Claude Rye
- Born: 13 January 1908 Fulham, London, England
- Died: 18 October 1988 (aged 80)
- Nationality: British (English)

Career history
- 1929–1930: Preston
- 1931–1937: Wimbledon Dons

Individual honours
- 1933: Dirt Track Championnat du Monde

Team honours
- 1929: English Dirt Track KO Cup Winner

= Claude Rye =

British speedway rider

Arthur Claude Rye known as Claude Rye (13 January 1908 – 18 October 1988) was an international speedway rider from England. He earned four international caps for the England national speedway team.

== Speedway career ==
Rye came to prominence in 1929 after gaining a two-year contract with Preston (speedway) and then joined Wimbledon Dons in 1931.

In 1933, Rye won the Dirt Track Championnat du Monde (an early version of the Speedway World Championship and rival of the Star Riders' Championship) at Stade Buffalo in Paris during 1933. However, it was also during 1933 that he broke a leg in his first Test appearance for England.

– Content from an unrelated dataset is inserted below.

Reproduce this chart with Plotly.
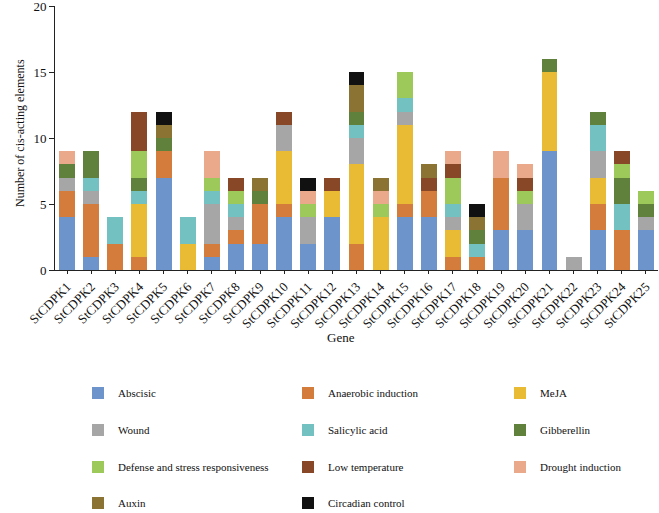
import plotly.graph_objects as go

genes = [f"StCDPK{i}" for i in range(1, 26)]

abscisic    = [4, 1, 0, 0, 7, 0, 1, 2, 2, 4, 2, 4, 0, 0, 4, 4, 0, 0, 3, 3, 9, 0, 3, 0, 3]
anaerobic   = [2, 4, 2, 1, 2, 0, 1, 1, 3, 1, 0, 0, 2, 0, 1, 2, 1, 1, 4, 0, 0, 0, 2, 3, 0]
meja        = [0, 0, 0, 4, 0, 2, 0, 0, 0, 4, 0, 2, 6, 4, 6, 0, 2, 0, 0, 0, 6, 0, 2, 0, 0]
wound       = [1, 1, 0, 0, 0, 0, 3, 1, 0, 2, 2, 0, 2, 0, 1, 0, 1, 0, 0, 2, 0, 1, 2, 0, 1]
salicylic   = [0, 1, 2, 1, 0, 2, 1, 1, 0, 0, 0, 0, 1, 0, 1, 0, 1, 1, 0, 0, 0, 0, 2, 2, 0]
gibberellin = [1, 2, 0, 1, 1, 0, 0, 0, 1, 0, 0, 0, 1, 0, 0, 0, 0, 1, 0, 0, 1, 0, 1, 2, 1]
defense     = [0, 0, 0, 2, 0, 0, 1, 1, 0, 0, 1, 0, 0, 1, 2, 0, 2, 0, 0, 1, 0, 0, 0, 1, 1]
low_temp    = [0, 0, 0, 3, 0, 0, 0, 1, 0, 1, 0, 1, 0, 0, 0, 1, 1, 0, 0, 1, 0, 0, 0, 1, 0]
drought     = [1, 0, 0, 0, 0, 0, 2, 0, 0, 0, 1, 0, 0, 1, 0, 0, 1, 0, 2, 1, 0, 0, 0, 0, 0]
auxin       = [0, 0, 0, 0, 1, 0, 0, 0, 1, 0, 0, 0, 2, 1, 0, 1, 0, 1, 0, 0, 0, 0, 0, 0, 0]
circadian   = [0, 0, 0, 0, 1, 0, 0, 0, 0, 0, 1, 0, 1, 0, 0, 0, 0, 1, 0, 0, 0, 0, 0, 0, 0]

names = ["Abscisic", "Anaerobic induction", "MeJA", "Wound", "Salicylic acid",
         "Gibberellin", "Defense and stress responsiveness", "Low temperature",
         "Drought induction", "Auxin", "Circadian control"]
values = [abscisic, anaerobic, meja, wound, salicylic, gibberellin, defense,
          low_temp, drought, auxin, circadian]
colors = ["#6D94CB", "#D47C3C", "#E9BA33", "#A6A6A6", "#74C1C1", "#5F813B",
          "#9DC95B", "#884727", "#E9A98A", "#8B7333", "#111111"]

FONT = "Times New Roman, Liberation Serif, serif"

# plot area in pixels
L, R, T, B = 55, 1, 6, 243
W, H = 659, 513
PW, PH = W - L - R, H - T - B

def px_x(x):
    return (x - L) / PW

def px_y(y):
    return (H - B - y) / PH

# legend grid (text start x / anchor y, in pixels)
col_text_x = [118, 328, 540]
row_y = [393, 430, 467, 503]

fig = go.Figure()
layout_legends = {}
for i, (name, vals, color) in enumerate(zip(names, values, colors)):
    lg = "legend" if i == 0 else f"legend{i + 1}"
    fig.add_trace(go.Bar(x=genes, y=vals, name=name, marker_color=color,
                         marker_line_width=0, legend=lg, showlegend=True))
    r, c = divmod(i, 3)
    layout_legends[lg] = dict(
        x=px_x(col_text_x[c] - 40), y=px_y(row_y[r]),
        xanchor="left", yanchor="middle", orientation="h",
        itemwidth=30, bgcolor="rgba(0,0,0,0)", borderwidth=0,
        font=dict(family=FONT, size=11, color="#111"))

fig.update_layout(
    width=W, height=H,
    showlegend=True,
    margin=dict(l=L, r=R, t=T, b=B, autoexpand=False),
    barmode="stack", bargap=0.34,
    plot_bgcolor="white", paper_bgcolor="white",
    font=dict(family=FONT, size=13, color="#111"),
    xaxis=dict(showline=True, linecolor="#222", linewidth=1, ticks="outside",
               ticklen=3, tickcolor="#222", tickangle=-45,
               tickfont=dict(family=FONT, size=13), showgrid=False),
    yaxis=dict(range=[0, 20], dtick=5, showline=True, linecolor="#222",
               linewidth=1, ticks="outside", ticklen=5, tickcolor="#222",
               showgrid=False, zeroline=False, ticklabeloverflow="allow",
               tickfont=dict(family=FONT, size=13)),
    annotations=[
        dict(text="Gene", x=px_x(341), y=px_y(347), xref="paper", yref="paper",
             showarrow=False, font=dict(family=FONT, size=13)),
        dict(text="Number of cis-acting elements", x=px_x(11), y=px_y(133),
             xref="paper", yref="paper", showarrow=False, textangle=-90,
             font=dict(family=FONT, size=12)),
    ],
    **layout_legends,
)

fig.write_html(
    "out.html",
    config={"displayModeBar": False},
    post_script="document.body.style.margin='0';document.body.style.padding='0';"
                "document.body.style.overflow='hidden';",
)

Rye became the captain of Wimbledon and finished second in the league averages during the 1933 Speedway National League. He competed in the 1934 Star Riders' Championship and went on to represent England against the United States and Australia.

==Personal life==
Rye was the Managing Director of one of Britain's largest ball bearing firms and became a Freeman of the City of London.

==Film appearance==
The speedway scenes from the 1933 film Britannia of Billingsgate were shot at Hackney Wick Stadium and featured some of the leading riders in Britain at the time including Rye, Colin Watson, Arthur Warwick, Gus Kuhn, Tom Farndon and Ron Johnson.

==Players cigarette cards==
Rye is listed as number 39 of 50 in the 1930s Player's cigarette card collection.